Today we caught a bus and went to an Andy Warhol-Georgia O'Keeffe exhibit at the Georgia O'Keeffe museum. She was an interesting lady. Things were never the same for her after her husband put the nude photos on display in the 1920s.
The downtown shops and the never-ending Santa Fe art galleries on Canyon Road are very unusual. Art is the industry of this town. It's everywhere. It's at bus stops and highway noise barriers and overpasses. All the buildings are adobe style and painted adobe brown with faux logs sticking out near the wall tops to represent an Indian style roof construction.
Smokestack Lightning
Mountain Home, Arkansas
We were stuck in Foss Lake State Park, Oklahoma, for an extra day on the drive toward home because of cold 60 mile an hour winds around a tight low pressure system.
Upon arrival back in Mountain Home, Arkansas, we recruit a native guide for a trip to the world's largest volume Wal-Mart. We were able to purchase Superglue, a set a jeweler's screwdrivers and a serving spoon for a total of $7.05.
The drywall (and some painting) is finished on Paul's new home and the move-in date looks closer now. I've volunteered to finish-coat the exterior doors on Saturday. Last night we drove out to the Yelleville charcoal factory to watch the sparks fly out of the chimneys. This is the high point of the entire trip. I borrow Paul's tripod for the time-lapse charcoal factory pictures.

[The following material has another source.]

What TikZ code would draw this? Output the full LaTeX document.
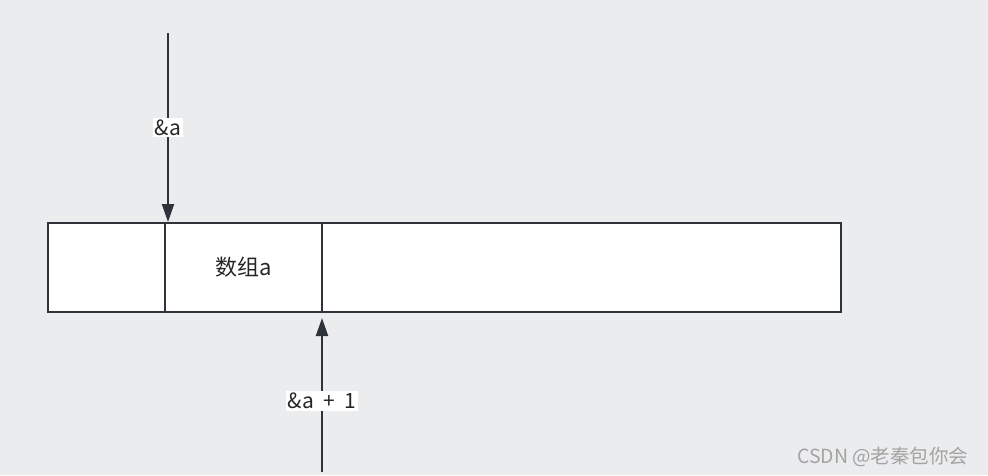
\documentclass[tikz,border=0pt]{standalone}
\usepackage{fontspec}
\setmainfont{Noto Sans CJK SC}
\usetikzlibrary{arrows.meta}
\definecolor{bg}{HTML}{EBECEE}
\definecolor{ln}{HTML}{2D3338}
\definecolor{wm}{HTML}{A3A3A3}
\tikzset{
  cell/.style={draw=ln, fill=white, line width=2pt},
  ptr/.style={draw=ln, line width=2pt, -{Triangle[length=18pt,width=12pt]}},
  lbl/.style={fill=white, inner sep=2pt, font=\fontsize{21}{24}\selectfont, text=black!85},
}
\begin{document}
\begin{tikzpicture}[x=1pt,y=-1pt]
\fill[bg] (0,0) rectangle (988,475);
\useasboundingbox (0,0) rectangle (988,475);
\node[cell, minimum width=793pt, minimum height=89pt, anchor=north west, inner sep=0pt] (arr) at (47,222) {};
\node[cell, minimum width=157pt, minimum height=89pt, anchor=north west, inner sep=0pt, font=\fontsize{22}{24}\selectfont, text=black!85] (a) at (164,222) {数组a};
\coordinate (t0) at (168,33);
\coordinate (t1) at (168,222);
\draw[ptr] (t0) -- (t1) node[lbl, pos=0.5] (la) {\&a};
\coordinate (b0) at (322,472);
\coordinate (b1) at (322,318);
\draw[ptr] (b0) -- (b1) node[lbl, pos=0.46] (lb) {\&a\hspace{0.45em}+\hspace{0.45em}1};
\node[text=wm, font=\fontsize{19.5}{22}\selectfont, anchor=east] (w) at (972,457) {CSDN @老秦包你会};
\end{tikzpicture}
\end{document}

Charcoal is useful for grilling steaks, as a gas mask filtering agent and in a blacksmiths forge, Usually pine waste is used to heat the charcoal kiln because of its high burning temperature. Hardwoods such as mesquite, oak, maple or hickory are used for the charcoal product. Each of these burn slowly and have unique aromas. The hardwoods must be kept in an environment with no oxygen during the production process so that they crystallize into carbon.
We stay another five days with Paul and Diane in Mountain Home. One day for Arches, Zion, Bryce, Mesa Verde, Canyonlands and the Grand Canyon and five days for Paul and Diane. I work Saturday and Sunday cutting bathroom tile and cutting and priming window casements and door jams for Paul's mansion in the Arkansas woods. I check h2g2 during a break and smear white paint on an RV seat. I turn the seat over before Mrs Phred can notice.
Home for the Holidays - 23 November, 2005
Tampa, Florida
The trip is over. We covered 6,200 miles in the RV and about 500 on the motorcycle in 46 days. On the last leg, we saw a truck driver in a Florida rest area feeding bread to migrating robins (snowbirds). The 1,040 miles from Mountain home, Arkansas to Tampa we did in one mind-numbing day. There is a huge stack of mail to attend to. The hurricanes have left much yard-trash to cart away.
The Florida weather is magnificent in late November: sunny, bright and pleasantly cool.